The MENA M&A market markedly regressed during 2Q2015, well behind its prolonged 3-year revived activity. The overall 12-month activity now falls short from a sustained and marked rebound mainly due to the regional political turmoil which is cited amongst the major factors weighing on investor confidence in the MENA region. Thinking long-term, the region depicts a long-term compelling economic growth story, sufficient to propel more transactions going forward.
With the total number of completed deals on a general declining trend since 2009, the announced value of M&As reached only $3 billion during 2Q15, below its median level of the last 6 years. This has depressed the average deal sizes although the trend of larger transactions still holds. The below graphs 1 & 2 show the rising trend of the growing value of deals against the backdrop of declining number of deals over the period 2009-2015.

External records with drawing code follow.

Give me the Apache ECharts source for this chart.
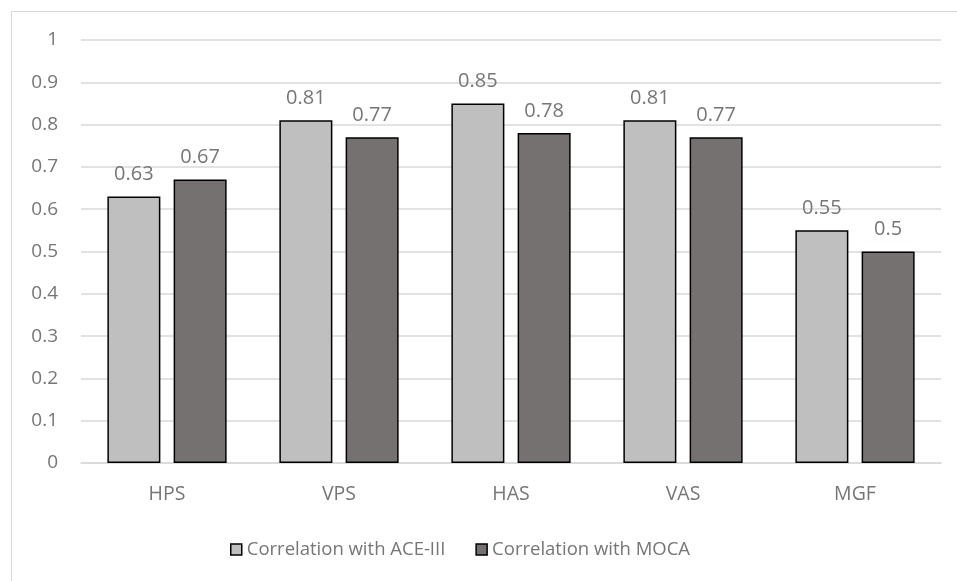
<!DOCTYPE html>
<html>
<head>
<meta charset="utf-8">
<script src="https://cdn.jsdelivr.net/npm/echarts@6/dist/echarts.min.js"></script>
<style>
  html, body { margin: 0; padding: 0; background: #fff; overflow: hidden; }
  #frame { position: absolute; left: 11px; top: 11px; width: 960px; height: 600px; border: 1px solid #d9d9d9; box-sizing: border-box; }
  #chart { width: 957px; height: 581px; position: absolute; left: 0; top: 0; }
</style>
</head>
<body>
<div id="frame"></div>
<div id="chart"></div>
<script>
// Measures on the x axis
const categories = ['HPS', 'VPS', 'HAS', 'VAS', 'MGF'];
// Correlation coefficients per measure
const aceValues = [0.63, 0.81, 0.85, 0.81, 0.55];
const mocaValues = [0.67, 0.77, 0.78, 0.77, 0.5];
const seriesNames = ['Correlation with ACE-III', 'Correlation with MOCA'];
// Value axis ticks
const yMin = 0, yMax = 1, yStep = 0.1;

const font = '"Open Sans", "Liberation Sans", sans-serif';
const textGray = '#767676';

const chart = echarts.init(document.getElementById('chart'), null, { renderer: 'canvas' });

function barSeries(name, data, color) {
  return {
    name: name,
    type: 'bar',
    data: data,
    barWidth: 53,
    barGap: '25%',
    itemStyle: { color: color, borderColor: '#000', borderWidth: 1.5 },
    label: {
      show: true,
      position: 'top',
      distance: 12,
      color: textGray,
      fontFamily: font,
      fontSize: 20,
      formatter: p => String(p.value)
    }
  };
}

chart.setOption({
  animation: false,
  grid: { left: 81, right: 16, top: 40, bottom: 118, containLabel: false },
  legend: {
    bottom: 17,
    left: 225,
    itemWidth: 11,
    itemHeight: 11,
    itemGap: 30,
    textStyle: { color: textGray, fontFamily: font, fontSize: 18.5 },
    data: seriesNames.map((n, i) => ({
      name: n,
      icon: 'rect',
      itemStyle: { color: i === 0 ? '#bfbfbf' : '#767171', borderColor: '#000', borderWidth: 1.5 }
    }))
  },
  xAxis: {
    type: 'category',
    data: categories,
    axisLine: { lineStyle: { color: '#d9d9d9', width: 1.5 } },
    axisTick: { show: false },
    axisLabel: { color: textGray, fontFamily: font, fontSize: 19.5, margin: 21 }
  },
  yAxis: {
    type: 'value',
    min: yMin,
    max: yMax,
    interval: yStep,
    axisLine: { show: false },
    axisTick: { show: false },
    splitLine: { lineStyle: { color: '#d9d9d9', width: 1.5 } },
    axisLabel: {
      color: textGray, fontFamily: font, fontSize: 19, margin: 23,
      formatter: v => String(Math.round(v * 10) / 10)
    }
  },
  series: [
    barSeries(seriesNames[0], aceValues, '#bfbfbf'),
    barSeries(seriesNames[1], mocaValues, '#767171')
  ]
});
</script>
</body>
</html>
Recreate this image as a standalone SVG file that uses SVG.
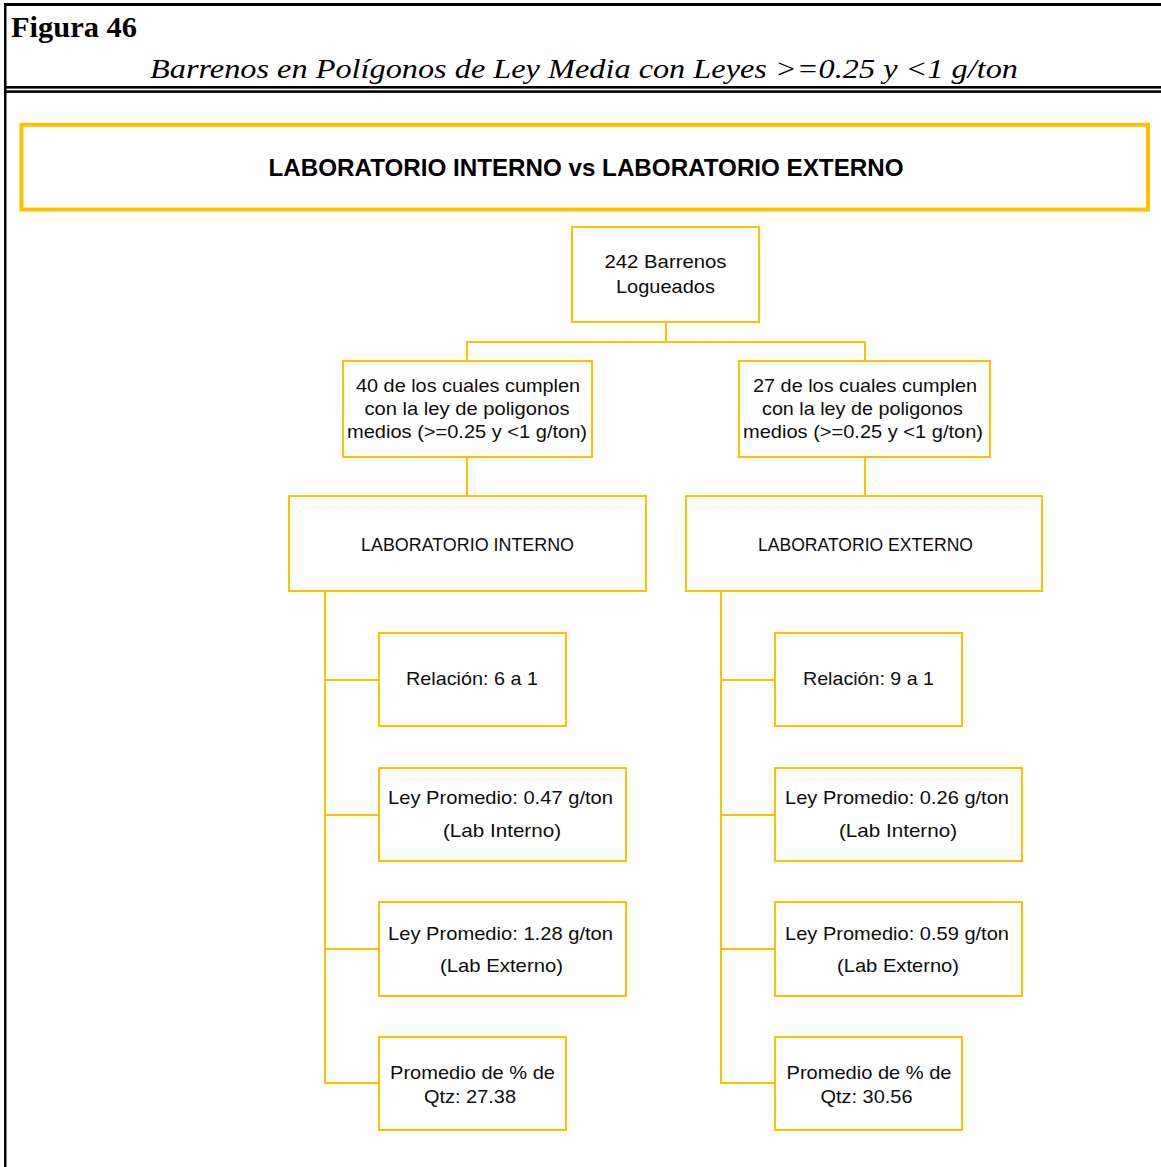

From a geographic perspective, deal activity has been largely driven by a strong performance in GCC while the remaining of the region attracted a smaller share of the flow with selected Arab Spring countries like Egypt and Morocco witnessing a sustained uptrend. In fact, the GCC region continues to account for the bulk of the regional deal flow, with 79% and 56% respectively of the announced value and the volume of completed deals during 2Q2015. This is in line with the general trend witnessed during the years 2013 and 2014, in an indication of larger deals being closed outside the Arabian Gulf countries. All in all, larger ticket sizes are more common in the GCC, as opposed to a larger number of smaller deals in other MENA countries.